Evening image of the large pond with a few lights along the walkways

Community Comes Together for First Look at Innovation Hills

Guests were shuttled in golf carts throughout the 74 acre park to explore the new boardwalks and water features. Because of the park’s focus on nature, attendees witnessed a variety of wildlife including white tailed deer and small box turtles.

As the sun went down the pathways began to emit a soft glow, creating a surreal nighttime environment. Mayor Barnett stood beside the ambient light of a collection of stones in the shape of the City’s champion Bebb Oak as he addressed the crowd.

“This is unique because this isn’t a ribbon cutting or a grand opening. It is the end of phase one and two,” states Mayor Bryan K. Barnett. “We have six phases that, once completed, will create a one of a kind outdoor experience. We are so excited to share our progress.”

Signage placed around the park highlighted upcoming projects including a Universal Play Area designed to allow children of all abilities to engage in outdoor play.

At the conclusion of remarks glowing light orbs were lit across the lake. As colors illuminated the lake, guests enjoyed walking on the glow pathways.

The event left a lasting impression on families. “The pathways were unlike anything we expected,” stated Rochester Hills resident Lindsay Wood. “My kids can’t wait to go back tomorrow.”

Comments

  1. Lee Zendel says:

    Don’t think Innovation park is “nestled at the corner of Hamilin and Adams”. A rather huge apartment complex is being built there.

  2. Scot Beaton says:

    Got to love you Lee … How many years is the Legacy Apartment Complex getting a tax break… 10 as I remember.

    How much again; how many dollars they will not be paying to support our Oakland County Sheriff Department and the Rochester Hills Fire Department. We the City will have to pay to support their Apartment Complex. They get to pay property tax as undeveloped property… hundreds of thousands lost to the City if they paid full value as a developed apartment complex. 🙁

    Got to love the sweet tax brakes Mayor Bryan K. Barnett hands out, like Halloween candy, to out of town, out of State of Michigan developers building apartment complexes.

    Please never talk about this park again with out mentioning the longtime residents, the late Steve Stolaruk and Darlene Stolaruk. The Stolaruk Foundation jumpstarted the first phase of construction with a $700,000 donation. This parkland would still be undeveloped if it was not for Steve and Darlene. The City should name the park after them!

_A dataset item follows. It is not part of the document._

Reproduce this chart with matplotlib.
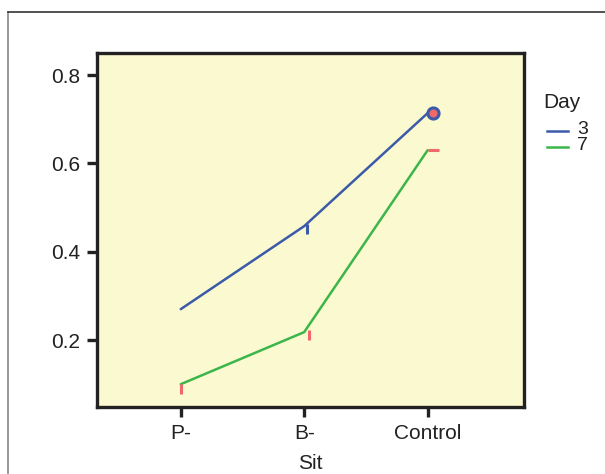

    P.S. the apartment complex property was zoned single family residential… as a council person Bryan K. Barnett rezoned it commercial strip mall, and the residents get a “A rather huge apartment complex.”

  3. scot beaton says:

    P.S. the apartment complex property was zoned single family residential… as a council person Bryan K. Barnett rezoned it commercial strip mall, and the residents get a “A rather huge apartment complex.”